What Is Looping?

You may already have heard of looping under another name such as “continuous
learning,” “continuous progress,” “persisting groups,” “multi-year grouping,”
“teacher/student progression,” or a number of other terms. Looping, a term
coined by Jim Grant, author of “The Looping Handbook,” refers to the not-so-new
but increasingly common practice of keeping groups of students together for two
or more years with the same teacher.

The History of Looping

Looping has been around for a while in various forms. Rudolf Steiner, an Austrian
educator and philosopher living in Germany in the early 1900s, founded the
Waldorf Schools. These schools educated the children of the Waldorf-Astoria
cigarette factory workers. Steiner believed that a long-term relationship with the
teacher was beneficial to children. Waldorf teachers stayed with their students
from grades one through eight.
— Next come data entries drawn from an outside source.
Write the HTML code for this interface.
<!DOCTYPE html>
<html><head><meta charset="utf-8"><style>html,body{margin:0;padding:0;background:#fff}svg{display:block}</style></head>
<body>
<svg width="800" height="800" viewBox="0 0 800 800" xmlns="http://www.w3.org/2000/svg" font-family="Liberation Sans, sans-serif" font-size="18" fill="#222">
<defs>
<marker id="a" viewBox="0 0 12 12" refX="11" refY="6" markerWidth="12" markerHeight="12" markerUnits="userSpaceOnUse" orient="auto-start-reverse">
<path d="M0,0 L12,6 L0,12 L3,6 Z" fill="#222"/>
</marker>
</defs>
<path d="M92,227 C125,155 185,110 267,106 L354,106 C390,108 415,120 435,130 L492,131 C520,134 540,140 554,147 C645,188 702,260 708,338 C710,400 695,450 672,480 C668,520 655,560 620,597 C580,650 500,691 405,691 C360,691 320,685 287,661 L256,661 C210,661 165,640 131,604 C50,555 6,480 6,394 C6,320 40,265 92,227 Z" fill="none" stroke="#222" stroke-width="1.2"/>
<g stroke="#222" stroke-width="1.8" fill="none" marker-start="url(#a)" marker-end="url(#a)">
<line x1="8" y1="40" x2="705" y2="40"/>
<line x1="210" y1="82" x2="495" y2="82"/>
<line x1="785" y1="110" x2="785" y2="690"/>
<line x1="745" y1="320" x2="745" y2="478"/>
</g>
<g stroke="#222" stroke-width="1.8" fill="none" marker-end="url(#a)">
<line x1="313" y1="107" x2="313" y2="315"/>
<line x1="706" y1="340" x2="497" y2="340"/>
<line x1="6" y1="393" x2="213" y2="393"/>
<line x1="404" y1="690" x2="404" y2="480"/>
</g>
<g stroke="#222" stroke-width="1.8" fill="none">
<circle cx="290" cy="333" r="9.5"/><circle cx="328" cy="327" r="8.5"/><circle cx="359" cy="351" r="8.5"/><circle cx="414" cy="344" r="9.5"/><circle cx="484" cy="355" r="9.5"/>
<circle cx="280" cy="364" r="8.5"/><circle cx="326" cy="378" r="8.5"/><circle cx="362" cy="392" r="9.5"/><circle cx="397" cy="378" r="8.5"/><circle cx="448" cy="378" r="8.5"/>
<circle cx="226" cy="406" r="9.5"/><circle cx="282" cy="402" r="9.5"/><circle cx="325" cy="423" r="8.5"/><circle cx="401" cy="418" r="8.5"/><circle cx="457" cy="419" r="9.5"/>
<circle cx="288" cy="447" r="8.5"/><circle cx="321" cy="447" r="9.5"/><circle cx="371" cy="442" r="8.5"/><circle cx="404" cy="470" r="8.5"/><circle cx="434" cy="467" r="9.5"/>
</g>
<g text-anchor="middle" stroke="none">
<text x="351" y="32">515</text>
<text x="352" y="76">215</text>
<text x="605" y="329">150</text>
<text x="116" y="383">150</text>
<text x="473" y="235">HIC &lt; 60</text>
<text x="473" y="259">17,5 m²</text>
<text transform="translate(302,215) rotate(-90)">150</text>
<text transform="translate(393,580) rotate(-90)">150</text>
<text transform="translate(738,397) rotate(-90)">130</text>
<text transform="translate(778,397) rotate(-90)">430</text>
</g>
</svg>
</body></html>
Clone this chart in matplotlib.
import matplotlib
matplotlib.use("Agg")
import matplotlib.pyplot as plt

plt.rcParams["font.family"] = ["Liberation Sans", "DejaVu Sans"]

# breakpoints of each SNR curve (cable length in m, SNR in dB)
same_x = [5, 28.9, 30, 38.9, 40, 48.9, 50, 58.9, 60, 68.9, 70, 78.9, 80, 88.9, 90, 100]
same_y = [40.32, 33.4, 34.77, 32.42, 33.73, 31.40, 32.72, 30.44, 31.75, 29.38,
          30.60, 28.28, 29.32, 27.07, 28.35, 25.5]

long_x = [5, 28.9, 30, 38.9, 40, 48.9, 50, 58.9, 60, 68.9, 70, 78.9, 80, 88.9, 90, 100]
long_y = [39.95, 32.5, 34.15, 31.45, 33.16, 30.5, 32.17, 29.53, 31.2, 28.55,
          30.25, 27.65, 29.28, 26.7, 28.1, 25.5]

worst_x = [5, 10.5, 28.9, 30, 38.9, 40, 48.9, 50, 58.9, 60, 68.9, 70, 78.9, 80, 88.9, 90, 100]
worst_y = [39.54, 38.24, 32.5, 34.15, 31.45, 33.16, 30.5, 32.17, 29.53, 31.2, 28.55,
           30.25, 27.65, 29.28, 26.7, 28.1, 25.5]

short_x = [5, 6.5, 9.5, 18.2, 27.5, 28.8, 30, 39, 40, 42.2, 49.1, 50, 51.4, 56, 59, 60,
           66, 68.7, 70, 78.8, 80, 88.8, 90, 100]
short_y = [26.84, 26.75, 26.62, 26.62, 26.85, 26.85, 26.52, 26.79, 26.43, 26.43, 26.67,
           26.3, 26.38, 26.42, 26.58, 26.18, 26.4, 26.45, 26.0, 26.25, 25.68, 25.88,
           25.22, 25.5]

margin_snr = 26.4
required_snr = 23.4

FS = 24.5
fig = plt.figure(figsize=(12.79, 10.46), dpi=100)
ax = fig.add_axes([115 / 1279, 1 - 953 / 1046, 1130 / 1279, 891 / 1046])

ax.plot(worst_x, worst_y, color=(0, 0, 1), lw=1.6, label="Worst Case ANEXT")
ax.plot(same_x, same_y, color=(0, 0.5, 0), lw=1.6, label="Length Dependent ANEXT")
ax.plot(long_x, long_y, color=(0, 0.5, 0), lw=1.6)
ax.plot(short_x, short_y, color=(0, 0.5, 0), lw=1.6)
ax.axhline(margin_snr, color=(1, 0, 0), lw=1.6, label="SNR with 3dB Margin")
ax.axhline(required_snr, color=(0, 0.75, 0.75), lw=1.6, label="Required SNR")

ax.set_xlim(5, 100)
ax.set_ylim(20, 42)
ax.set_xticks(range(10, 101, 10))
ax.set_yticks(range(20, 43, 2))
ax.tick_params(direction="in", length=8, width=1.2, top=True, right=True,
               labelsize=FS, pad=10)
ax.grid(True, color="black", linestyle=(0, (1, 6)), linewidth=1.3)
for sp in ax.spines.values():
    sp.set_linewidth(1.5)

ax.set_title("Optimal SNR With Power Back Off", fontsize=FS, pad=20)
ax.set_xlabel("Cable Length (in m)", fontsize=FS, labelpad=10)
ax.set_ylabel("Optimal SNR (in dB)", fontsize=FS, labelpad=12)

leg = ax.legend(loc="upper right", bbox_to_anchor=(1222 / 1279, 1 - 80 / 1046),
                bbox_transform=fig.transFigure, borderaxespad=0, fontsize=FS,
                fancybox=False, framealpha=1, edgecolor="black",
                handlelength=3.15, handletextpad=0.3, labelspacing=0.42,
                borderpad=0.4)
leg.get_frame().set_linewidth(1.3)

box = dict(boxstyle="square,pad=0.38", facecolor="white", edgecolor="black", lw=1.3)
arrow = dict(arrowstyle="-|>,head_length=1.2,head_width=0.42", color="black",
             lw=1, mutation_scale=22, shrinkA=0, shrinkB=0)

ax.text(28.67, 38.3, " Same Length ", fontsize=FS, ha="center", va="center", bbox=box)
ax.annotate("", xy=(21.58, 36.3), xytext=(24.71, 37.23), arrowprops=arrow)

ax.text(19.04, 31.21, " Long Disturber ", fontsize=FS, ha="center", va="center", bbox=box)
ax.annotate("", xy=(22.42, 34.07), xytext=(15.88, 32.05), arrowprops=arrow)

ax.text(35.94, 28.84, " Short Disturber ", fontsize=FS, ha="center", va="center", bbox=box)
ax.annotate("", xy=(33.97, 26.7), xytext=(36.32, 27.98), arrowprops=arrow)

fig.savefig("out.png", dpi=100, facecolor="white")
Today in Germany, students and teachers stay
together from grades one through four. “Shall teachers in graded city schools be
advanced from grade to grade with their pupils through a series of two, three,
four, or more years, so that they may come to know the children they teach and be
able to build the work of the latter years on that of the earlier years...?” This
question was posed in a memo by the U.S. Department of Education in 1913.
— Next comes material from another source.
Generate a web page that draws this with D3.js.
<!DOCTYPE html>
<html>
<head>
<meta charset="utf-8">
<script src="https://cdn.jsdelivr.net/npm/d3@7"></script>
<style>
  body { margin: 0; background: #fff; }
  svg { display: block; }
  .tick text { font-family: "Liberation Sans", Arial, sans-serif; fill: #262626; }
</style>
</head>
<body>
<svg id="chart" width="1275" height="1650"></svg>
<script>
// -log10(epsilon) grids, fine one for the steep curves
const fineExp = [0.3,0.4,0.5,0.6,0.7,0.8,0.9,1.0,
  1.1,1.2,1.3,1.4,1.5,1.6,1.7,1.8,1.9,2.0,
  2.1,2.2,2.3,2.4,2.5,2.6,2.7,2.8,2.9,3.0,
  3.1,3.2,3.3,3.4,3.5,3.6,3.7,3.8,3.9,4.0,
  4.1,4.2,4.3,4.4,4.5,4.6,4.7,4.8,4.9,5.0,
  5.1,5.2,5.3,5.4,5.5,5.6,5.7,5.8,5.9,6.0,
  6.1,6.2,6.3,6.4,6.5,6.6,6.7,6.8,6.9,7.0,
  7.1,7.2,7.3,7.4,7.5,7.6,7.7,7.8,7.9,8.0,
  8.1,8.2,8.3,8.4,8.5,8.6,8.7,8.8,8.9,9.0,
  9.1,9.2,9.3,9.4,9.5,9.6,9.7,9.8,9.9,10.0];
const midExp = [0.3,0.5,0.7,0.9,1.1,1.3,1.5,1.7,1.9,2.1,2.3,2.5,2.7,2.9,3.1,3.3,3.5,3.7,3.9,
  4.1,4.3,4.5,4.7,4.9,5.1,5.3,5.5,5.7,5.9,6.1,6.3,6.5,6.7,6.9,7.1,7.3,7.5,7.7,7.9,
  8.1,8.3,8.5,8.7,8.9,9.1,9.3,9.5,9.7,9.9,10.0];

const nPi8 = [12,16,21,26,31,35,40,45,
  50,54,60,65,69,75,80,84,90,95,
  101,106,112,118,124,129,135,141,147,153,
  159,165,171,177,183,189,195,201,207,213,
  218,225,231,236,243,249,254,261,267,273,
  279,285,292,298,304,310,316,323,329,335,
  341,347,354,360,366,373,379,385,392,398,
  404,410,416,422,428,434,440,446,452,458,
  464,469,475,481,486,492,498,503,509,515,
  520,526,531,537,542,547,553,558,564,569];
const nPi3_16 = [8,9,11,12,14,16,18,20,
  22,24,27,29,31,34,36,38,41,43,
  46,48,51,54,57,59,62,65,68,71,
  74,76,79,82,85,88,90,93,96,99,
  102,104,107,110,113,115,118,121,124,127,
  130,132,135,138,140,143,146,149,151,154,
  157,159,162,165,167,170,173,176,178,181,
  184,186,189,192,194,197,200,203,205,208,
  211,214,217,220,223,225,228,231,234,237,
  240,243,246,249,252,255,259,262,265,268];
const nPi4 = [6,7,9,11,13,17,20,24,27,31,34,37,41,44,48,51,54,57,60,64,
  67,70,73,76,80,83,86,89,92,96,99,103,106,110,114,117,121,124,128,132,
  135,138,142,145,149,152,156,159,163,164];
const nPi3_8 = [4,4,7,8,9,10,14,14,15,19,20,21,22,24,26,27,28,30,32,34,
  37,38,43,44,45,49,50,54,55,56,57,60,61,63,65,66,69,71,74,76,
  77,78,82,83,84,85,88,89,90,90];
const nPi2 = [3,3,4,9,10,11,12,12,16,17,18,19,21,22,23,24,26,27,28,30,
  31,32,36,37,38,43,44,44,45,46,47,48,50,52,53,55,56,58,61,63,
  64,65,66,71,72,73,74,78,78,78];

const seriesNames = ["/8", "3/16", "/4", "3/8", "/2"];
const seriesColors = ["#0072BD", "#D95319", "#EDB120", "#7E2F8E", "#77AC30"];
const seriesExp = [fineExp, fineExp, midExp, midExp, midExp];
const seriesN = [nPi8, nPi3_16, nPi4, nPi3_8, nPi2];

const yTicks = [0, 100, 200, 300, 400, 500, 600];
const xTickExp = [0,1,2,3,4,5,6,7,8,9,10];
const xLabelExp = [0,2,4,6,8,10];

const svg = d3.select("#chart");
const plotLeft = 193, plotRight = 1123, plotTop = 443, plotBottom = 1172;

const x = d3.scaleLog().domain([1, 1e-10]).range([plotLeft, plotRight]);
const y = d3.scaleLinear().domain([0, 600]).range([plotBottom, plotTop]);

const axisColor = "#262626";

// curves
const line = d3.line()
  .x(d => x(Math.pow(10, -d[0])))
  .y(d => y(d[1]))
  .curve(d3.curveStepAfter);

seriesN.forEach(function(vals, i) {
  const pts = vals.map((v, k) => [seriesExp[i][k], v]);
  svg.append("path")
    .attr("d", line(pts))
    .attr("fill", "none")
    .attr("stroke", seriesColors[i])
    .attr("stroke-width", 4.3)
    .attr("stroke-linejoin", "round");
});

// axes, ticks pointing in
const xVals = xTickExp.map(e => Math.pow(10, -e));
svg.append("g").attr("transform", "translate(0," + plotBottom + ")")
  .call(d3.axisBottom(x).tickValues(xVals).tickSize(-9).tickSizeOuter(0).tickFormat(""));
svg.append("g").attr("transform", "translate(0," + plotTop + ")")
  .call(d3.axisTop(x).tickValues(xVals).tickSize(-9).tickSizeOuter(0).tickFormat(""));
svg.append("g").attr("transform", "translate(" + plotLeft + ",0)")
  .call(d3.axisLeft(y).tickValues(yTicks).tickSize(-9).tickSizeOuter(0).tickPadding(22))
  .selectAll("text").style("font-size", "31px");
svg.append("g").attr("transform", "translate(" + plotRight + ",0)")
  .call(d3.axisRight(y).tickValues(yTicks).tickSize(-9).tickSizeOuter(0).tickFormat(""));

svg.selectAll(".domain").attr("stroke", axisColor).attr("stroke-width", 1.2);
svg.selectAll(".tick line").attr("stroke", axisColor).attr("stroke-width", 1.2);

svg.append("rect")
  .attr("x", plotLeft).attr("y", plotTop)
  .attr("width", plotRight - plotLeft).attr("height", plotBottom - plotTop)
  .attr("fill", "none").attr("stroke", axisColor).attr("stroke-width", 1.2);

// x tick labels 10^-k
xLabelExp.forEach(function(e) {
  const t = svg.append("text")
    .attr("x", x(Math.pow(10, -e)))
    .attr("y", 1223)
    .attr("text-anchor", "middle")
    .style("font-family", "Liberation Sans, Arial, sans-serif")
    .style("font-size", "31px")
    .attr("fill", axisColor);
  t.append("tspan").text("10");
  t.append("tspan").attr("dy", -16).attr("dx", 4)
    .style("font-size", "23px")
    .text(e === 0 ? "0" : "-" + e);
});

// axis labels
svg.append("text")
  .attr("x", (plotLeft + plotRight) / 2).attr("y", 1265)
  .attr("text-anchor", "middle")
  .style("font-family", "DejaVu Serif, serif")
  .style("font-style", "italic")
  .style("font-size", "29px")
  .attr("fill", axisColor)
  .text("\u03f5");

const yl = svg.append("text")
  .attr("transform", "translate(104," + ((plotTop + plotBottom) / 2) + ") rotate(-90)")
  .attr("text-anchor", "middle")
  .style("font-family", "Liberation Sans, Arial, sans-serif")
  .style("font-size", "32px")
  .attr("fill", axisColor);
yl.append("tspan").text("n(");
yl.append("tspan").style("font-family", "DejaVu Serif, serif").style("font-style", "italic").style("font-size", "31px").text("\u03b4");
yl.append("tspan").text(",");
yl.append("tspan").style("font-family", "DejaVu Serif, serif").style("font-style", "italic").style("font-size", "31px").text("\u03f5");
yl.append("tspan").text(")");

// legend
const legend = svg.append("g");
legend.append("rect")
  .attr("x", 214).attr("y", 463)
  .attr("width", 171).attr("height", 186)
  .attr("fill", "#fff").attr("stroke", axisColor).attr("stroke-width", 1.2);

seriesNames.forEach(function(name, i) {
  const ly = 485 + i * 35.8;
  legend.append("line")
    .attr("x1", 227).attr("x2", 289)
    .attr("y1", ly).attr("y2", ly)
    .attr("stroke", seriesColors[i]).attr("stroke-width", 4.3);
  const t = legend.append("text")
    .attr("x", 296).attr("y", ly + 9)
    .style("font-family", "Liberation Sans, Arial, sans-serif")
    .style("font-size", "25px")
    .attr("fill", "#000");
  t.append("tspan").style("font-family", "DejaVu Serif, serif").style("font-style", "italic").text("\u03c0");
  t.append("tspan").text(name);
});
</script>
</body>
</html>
The memo went on to discuss the advantages of such a class structure, outlining
some of the same advantages of looping that teachers today are noticing. (Grant,
Johnson, & Richardson, 1996).
Deborah Meter, an award-winning New York City
educator and the author of The Power of Their Ideas, began using multi-year
assignments in her school in 1974. She considers looping essential because it
allows the teachers and students to get to know one another well.
Today, many teachers, administrators, and superintendents are “rediscovering”
the logic behind multiyear placements.